Survivor Narratives: 1946
Joan Yamamoto Shaw
The day Hilo Bay emptied out in 1946
Joan Yamamoto Shaw lived in a second story apartment on Kamehameha Avenue along with her parents and siblings. Their building was next to Hilo Iron Works, putting them close to old Waiakea town. Their view out the front window was of beautiful, tranquil Hilo Bay. The double lane road, Kamehameha Avenue, had a row of coconut trees right down the median strip. The railroad tracks were across the street on the black sands of Hilo Bay.
A favorite activity for the children was to wait for the train to pass by and watch the workman who turned the cogs that swung the bridge across the river for the trains to cross, or open it up again for the scows and barges that went up the river to the Canec plant. When they heard the whistle, they knew a scow or train was on the way and they would run to the windows to watch.
Looking out the window in the back of the apartment, Joan could see the little Japanese village comprised of one-story small homes that made up the interior of Shinmachi. She remembers how crowded it was with all the houses built close to the ground with little porches fronting directly onto the roadway. Most residents had a garden.
Shinmachi children attended Waiakea Kai School. Joan fondly remembers her early years there. On weekends, their dad would take the kids to the movies; in those days, Hilo had six movie theaters. Joan has memories as a small child during the war years watching the ships dock at the small pier on Hilo Bay and troops coming ashore and camping right there on the beach. One day Joan struck up a conversation with one of them and he gave her a little decorative pin.
Joan was just eight years old and getting ready for school on the morning of April 1, 1946. Joan’s mom and the children watched in disbelief as Hilo Bay emptied out. Joan’s mom said “Come and look at the water in Hilo Bay. You will see something you will never see again for maybe another fifty years.” Joan’s mom thought that tsunami waves reached only ankle height. When the first wave came in and was up to the thighs of a man on the street, she panicked.
There was extensive damage to buildings in Shinmachi after the 1946 tsunami.
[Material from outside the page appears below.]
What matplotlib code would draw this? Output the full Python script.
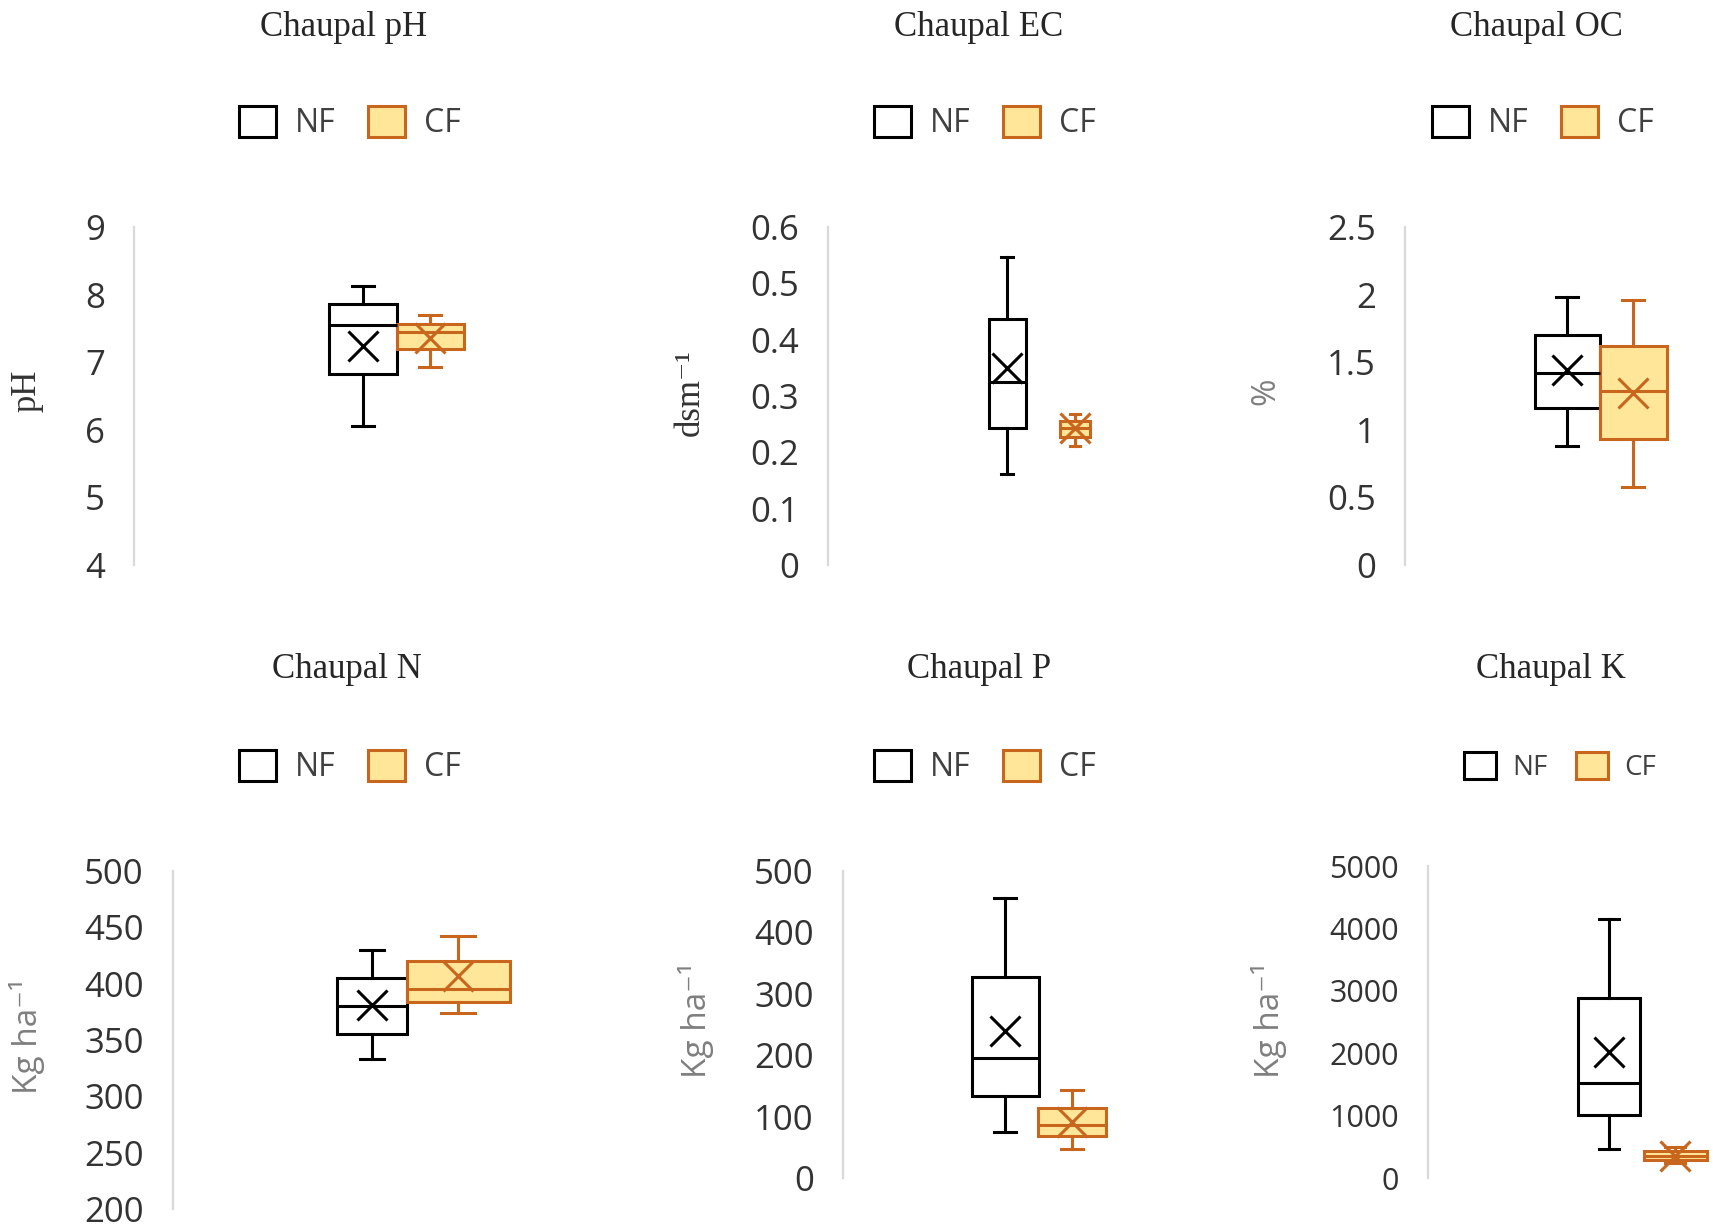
"""Six Chaupal soil-property box plots, NF vs CF, in the Excel look."""

import matplotlib

matplotlib.use("Agg")
import matplotlib.pyplot as plt
from matplotlib.patches import Patch
from matplotlib.ticker import FuncFormatter, MultipleLocator

W, H = 1713, 1232
SANS = ["Open Sans", "DejaVu Sans"]
SERIF = ["Liberation Serif", "DejaVu Serif"]
ORANGE = "#C8661E"
FILL = "#FFE699"
AXIS_GREY = "#D9D9D9"
TEXT = "#333333"

groups = ["NF", "CF"]
titles = ["Chaupal pH", "Chaupal EC", "Chaupal OC", "Chaupal N", "Chaupal P", "Chaupal K"]
ylabels = ["pH", "dsm\u207b\u00b9", "%", "Kg ha\u207b\u00b9", "Kg ha\u207b\u00b9", "Kg ha\u207b\u00b9"]
ylims = [(4, 9), (0, 0.6), (0, 2.5), (200, 500), (0, 500), (0, 5000)]
ysteps = [1, 0.1, 0.5, 50, 100, 1000]

# five-number summaries: whisker low, Q1, median, Q3, whisker high
ph_nf = [6.05, 6.82, 7.55, 7.86, 8.12]
ph_cf = [6.93, 7.20, 7.44, 7.56, 7.70]
ec_nf = [0.162, 0.243, 0.325, 0.437, 0.547]
ec_cf = [0.212, 0.228, 0.243, 0.256, 0.268]
oc_nf = [0.88, 1.16, 1.42, 1.70, 1.98]
oc_cf = [0.575, 0.93, 1.29, 1.62, 1.96]
n_nf = [333, 355, 380, 405, 430]
n_cf = [374, 384, 395, 420, 442]
p_nf = [75, 133, 195, 327, 456]
p_cf = [47, 69, 87, 114, 143]
k_nf = [460, 1010, 1530, 2880, 4150]
k_cf = [240, 290, 360, 440, 500]

# means (the X markers)
means_nf = [7.24, 0.35, 1.44, 381, 240, 2020]
means_cf = [7.36, 0.243, 1.27, 407, 92, 360]

summaries_nf = [ph_nf, ec_nf, oc_nf, n_nf, p_nf, k_nf]
summaries_cf = [ph_cf, ec_cf, oc_cf, n_cf, p_cf, k_cf]

# layout in pixels: axis x, y of top/bottom tick, NF centre/width, CF centre/width,
# title centre, legend centre, y-label centre
layout = [
    dict(ax=134, yt=227, yb=565, nf=(363, 68), cf=(430, 67), title=(344, 27), leg=(350, 123), yl=(27, 391)),
    dict(ax=828, yt=227, yb=565, nf=(1007, 37), cf=(1075, 30), title=(979, 27), leg=(985, 123), yl=(690, 393)),
    dict(ax=1405, yt=227, yb=565, nf=(1567, 65), cf=(1633, 67), title=(1536, 27), leg=(1543, 123), yl=(1266, 391)),
    dict(ax=173, yt=871, yb=1209, nf=(372, 70), cf=(458, 103), title=(347, 669), leg=(350, 767), yl=(27, 1036)),
    dict(ax=843, yt=871, yb=1178, nf=(1005, 67), cf=(1072, 68), title=(979, 669), leg=(985, 767), yl=(696, 1020)),
    dict(ax=1428, yt=866, yb=1178, nf=(1609, 62), cf=(1675, 63), title=(1551, 669), leg=(1560, 767), yl=(1269, 1020)),
]


def stats(five, mean):
    lo, q1, med, q3, hi = five
    return dict(whislo=lo, q1=q1, med=med, q3=q3, whishi=hi, mean=mean, fliers=[])


def draw_box(ax, st, pos, width, edge, face):
    ax.bxp(
        [st],
        positions=[pos],
        widths=[width],
        capwidths=[width * 0.33],
        showmeans=True,
        patch_artist=True,
        manage_ticks=False,
        boxprops=dict(facecolor=face, edgecolor=edge, linewidth=2.2),
        medianprops=dict(color=edge, linewidth=2.2),
        whiskerprops=dict(color=edge, linewidth=2.2),
        capprops=dict(color=edge, linewidth=2.2),
        meanprops=dict(marker="x", markeredgecolor=edge, markersize=21, markeredgewidth=2.2),
    )


fig = plt.figure(figsize=(W / 100, H / 100), dpi=100)

for i, lay in enumerate(layout):
    span = min(420, W - lay["ax"])
    rect = [lay["ax"] / W, 1 - lay["yb"] / H, span / W, (lay["yb"] - lay["yt"]) / H]
    ax = fig.add_axes(rect)
    ax.set_xlim(0, span)
    ax.set_ylim(*ylims[i])
    ax.yaxis.set_major_locator(MultipleLocator(ysteps[i]))
    ax.yaxis.set_major_formatter(FuncFormatter(lambda v, _: f"{v:g}"))
    ax.set_xticks([])
    for side in ("top", "right", "bottom"):
        ax.spines[side].set_visible(False)
    ax.spines["left"].set_color(AXIS_GREY)
    ax.spines["left"].set_linewidth(1.6)
    tick_size = 22 if i == 5 else 25
    ax.tick_params(axis="y", length=0, pad=21, labelsize=tick_size, labelcolor=TEXT)
    for lab in ax.get_yticklabels():
        lab.set_fontfamily(SANS)

    draw_box(ax, stats(summaries_nf[i], means_nf[i]), lay["nf"][0] - lay["ax"], lay["nf"][1], "black", "white")
    draw_box(ax, stats(summaries_cf[i], means_cf[i]), lay["cf"][0] - lay["ax"], lay["cf"][1], ORANGE, FILL)

    tx, ty = lay["title"]
    fig.text(tx / W, 1 - ty / H, titles[i], ha="center", va="center",
             fontsize=25, family=SERIF, color="#262626")

    lx, ly = lay["yl"]
    serif_label = i in (0, 1)
    fig.text(lx / W, 1 - ly / H, ylabels[i], ha="center", va="center", rotation=90,
             fontsize=25 if serif_label else 24,
             family=SERIF if serif_label else SANS,
             color=TEXT if serif_label else "#7F7F7F")

    handles = [
        Patch(facecolor="white", edgecolor="black", linewidth=2.2, label=groups[0]),
        Patch(facecolor=FILL, edgecolor=ORANGE, linewidth=2.2, label=groups[1]),
    ]
    gx, gy = lay["leg"]
    leg_size = 20 if i == 5 else 23
    fig.legend(handles=handles, loc="center", bbox_to_anchor=(gx / W, 1 - gy / H),
               ncol=2, frameon=False, prop=dict(family=SANS, size=leg_size),
               handlelength=1.15, handleheight=1.15, handletextpad=0.6,
               columnspacing=1.0, labelcolor="#404040")

fig.savefig("out.png", dpi=100, facecolor="white")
This image shows the debris in front of Quality Auto Supply on Kamehameha Avenue in Hilo. |
As the second wave came in, Joan’s mother scurried the children to the kitchen and broke out all the windows with a hammer in case they needed to escape. They all held on to each other, but Joan was a curious girl and broke away so she could go back to the front windows and see for herself what was going on. She saw the terrifying sight of the water coming, carrying huge boulders with it.
Joan ran back to the kitchen just as the apartment’s wall collapsed. Then the third wave came in, higher than their apartment. Her foot was caught in the collapsing wall. Amazingly, she didn’t panic but instead thought to herself, “Oh, is this how it feels to die?” From her perch on a roof top, her mother reached down and pulled Joan up. They floated into the Waiakea Pond and her mom applied a tourniquet to her leg.
Rescuers from the Canec Plant and the plantation houses came in boats and barges to rescue the people floating in the river. Joan, a sister, and her mother ended up at the hospital. Two sisters and a brother found each other among those gathered at the Red Cross Station. The two youngest in the family, three-month old Clifford and three-year old Lorna were gone. They had been washed from their mother’s arms.
Joan was hospitalized for months with her injuries. Just as most of the people who suffered from the tsunami, she and her family rarely talked about it.
Joan married a Navy man and lived in various locales through the years. They came back to Hilo in 1975 to raise their family.